Dolomite is a common rock-forming mineral. It is a calcium magnesium carbonate with a chemical composition of CaMg(CO3)2. There are two types of materials often called dolomite, a true chemically uniform calcium magnesium carbonate with the chemical formula CaMg(CO3)2, and a dolomitic limestone, which is just an irregular mixture of calcium and magnesium carbonates. Dolomite crystals usually form transparent to translucent rhombs that are colorless to light-colored, although crystals may be red to brown if iron impurities are present. Some dolomite crystals also exhibit crystal faces that form slightly curved surfaces, rather than flat planes.

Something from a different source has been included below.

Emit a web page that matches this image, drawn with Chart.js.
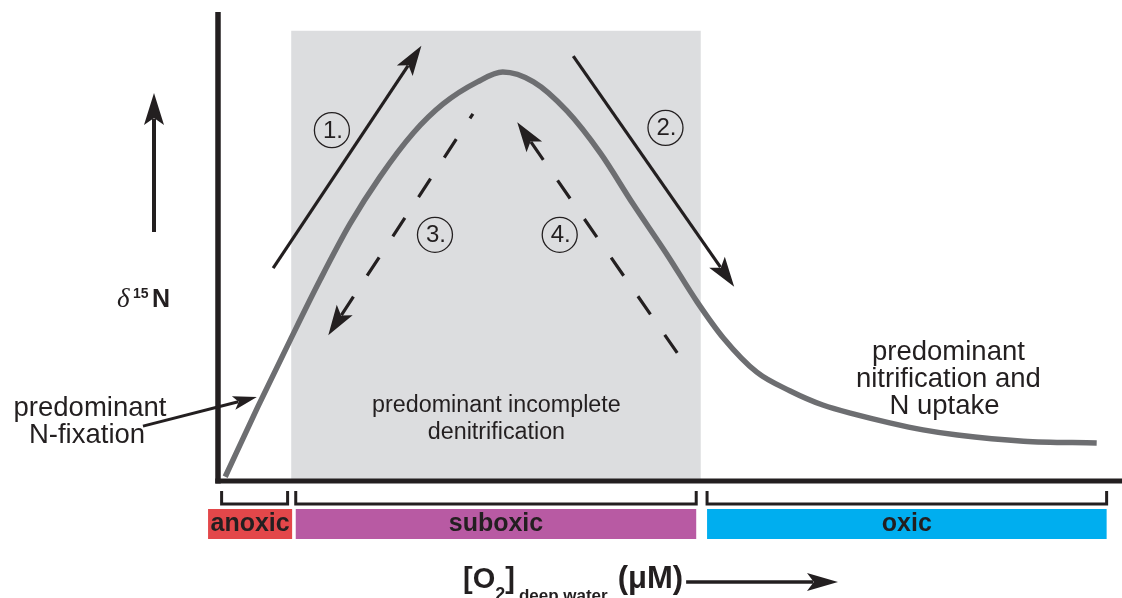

Dolomite is found mostly under the earth’s surface, therefore underground mining methods are required to extract them. One common method used is room and pillar mining. The mineral will be mined in a horizontal fashion underground and the mineral will be removed in a room and pillar horizontal array to support the roof. The rocks will then be crushed into smaller pieces before undergoing milling to break the pieces into fine powder.
Dolomite is used as a flux and for manufacture of refractories for basic open hearth furnaces and steel ladles. Dolomite for use as flux in steel metallurgy should be hard, compact and fine-grained so that it can stand the burden of the batch in the blast furnace as well as the basic steel converter. It should not be crystalline nor a saccharoidal texture which gives fritting effect in the furnace. It should be free from phosphorus and sulfur and contains low levels of impurities. Generally, two grades of dolomite are used. One is called blast furnace (BF) grade and the other steel melting shop (SMS) grade.
Dolomite is quarried for building and ornamental stone, road stone, and the production of refractory brick. Dolomite is used as filler for its higher strength and hardness in refractories which line rotary cement kilns.
It is the principal ore of magnesium metal and the source of the magnesium used by the chemical industry. Dolomite is used in the making of magnesium salts including magnesia, magnesium oxide (MgO).